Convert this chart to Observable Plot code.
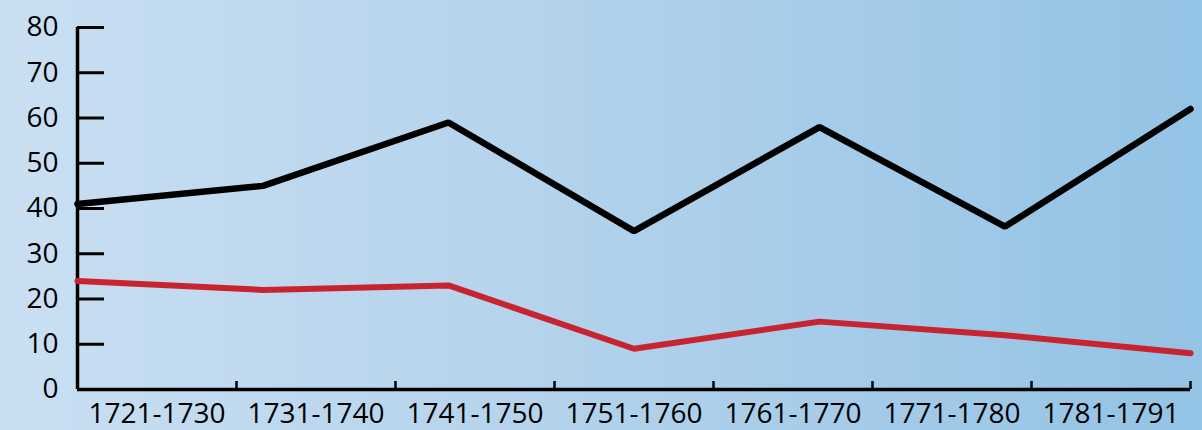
<!DOCTYPE html>
<html>
<head>
<meta charset="utf-8">
<script src="https://cdn.jsdelivr.net/npm/d3@7"></script>
<script src="https://cdn.jsdelivr.net/npm/@observablehq/plot@0.6"></script>
<style>
  html, body { margin: 0; padding: 0; background: #b5d4ec; }
  #chart svg { display: block; }
</style>
</head>
<body>
<div id="chart"></div>
<script>
const periods = ["1721-1730", "1731-1740", "1741-1750", "1751-1760", "1761-1770", "1771-1780", "1781-1791"];
const blackValues = [41, 45, 59, 35, 58, 36, 62];
const redValues = [24, 22, 23, 9, 15, 12, 8];
const yTicks = [0, 10, 20, 30, 40, 50, 60, 70, 80];

const n = periods.length;
const pointX = (d, i) => i * n / (blackValues.length - 1);
const boundaries = d3.range(1, n + 1);

const chart = Plot.plot({
  width: 1202,
  height: 430,
  marginLeft: 77,
  marginRight: 12,
  marginTop: 27,
  marginBottom: 41,
  style: {
    background: "linear-gradient(to right, #cadff2 0%, #b4d3ec 45%, #93c3e5 100%)",
    fontFamily: "'Open Sans', sans-serif",
    color: "#000"
  },
  x: { domain: [0, n], axis: null },
  y: { domain: [0, 80], axis: null },
  marks: [
    Plot.axisY(yTicks, { tickSize: -27, tickFormat: () => "", strokeWidth: 3, stroke: "#000" }),
    Plot.axisY(yTicks, { tickSize: 0, tickPadding: 19, fontSize: 28, fill: "#000" }),
    Plot.axisX(boundaries, { tickSize: -8, tickFormat: () => "", strokeWidth: 2.5, stroke: "#000" }),
    Plot.text(periods, { x: (d, i) => i + 0.5, y: () => 0, text: d => d, dy: 25, fontSize: 28, fill: "#000" }),
    Plot.ruleX([0], { y1: 0, y2: 80, strokeWidth: 3.5, stroke: "#000" }),
    Plot.ruleY([0], { x1: 0, x2: n, strokeWidth: 3.5, stroke: "#000" }),
    Plot.line(redValues, { x: pointX, y: d => d, stroke: "#c8242f", strokeWidth: 6, strokeLinejoin: "miter" }),
    Plot.line(blackValues, { x: pointX, y: d => d, stroke: "#000", strokeWidth: 6.5, strokeLinecap: "round", strokeLinejoin: "miter" })
  ]
});
document.getElementById("chart").appendChild(chart);
</script>
</body>
</html>
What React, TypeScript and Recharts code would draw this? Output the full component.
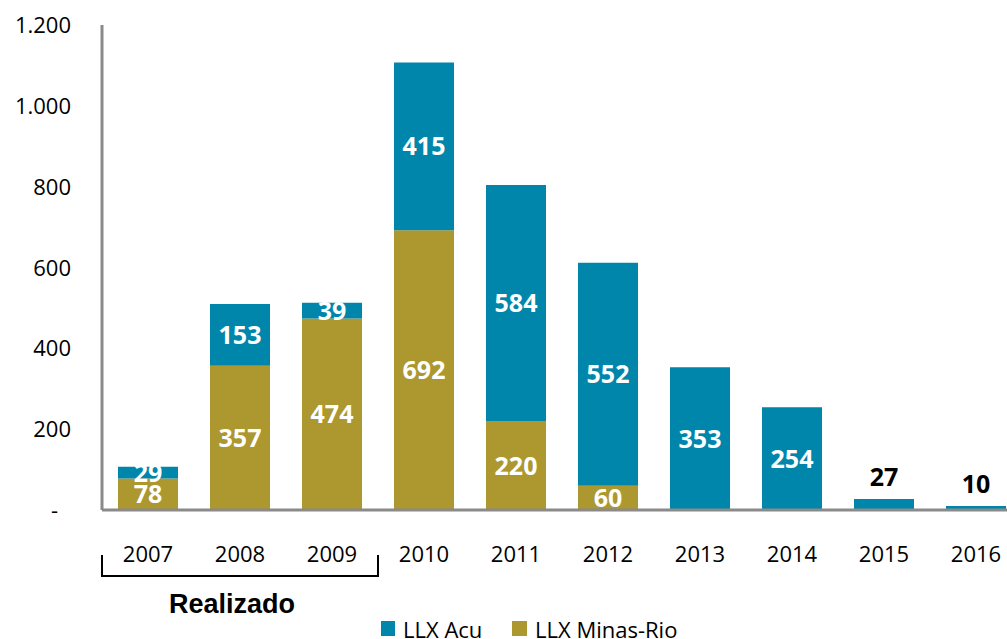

* _JOB_: Repeat word for word the lines above, from the first entry through the line containing "const boundaries = d3.range(1, n + 1);", with both ends kept and the pictures dropped.

* _FULL OUTPUT_:
Convert this chart to Observable Plot code.
<!DOCTYPE html>
<html>
<head>
<meta charset="utf-8">
<script src="https://cdn.jsdelivr.net/npm/d3@7"></script>
<script src="https://cdn.jsdelivr.net/npm/@observablehq/plot@0.6"></script>
<style>
  html, body { margin: 0; padding: 0; background: #b5d4ec; }
  #chart svg { display: block; }
</style>
</head>
<body>
<div id="chart"></div>
<script>
const periods = ["1721-1730", "1731-1740", "1741-1750", "1751-1760", "1761-1770", "1771-1780", "1781-1791"];
const blackValues = [41, 45, 59, 35, 58, 36, 62];
const redValues = [24, 22, 23, 9, 15, 12, 8];
const yTicks = [0, 10, 20, 30, 40, 50, 60, 70, 80];

const n = periods.length;
const pointX = (d, i) => i * n / (blackValues.length - 1);
const boundaries = d3.range(1, n + 1);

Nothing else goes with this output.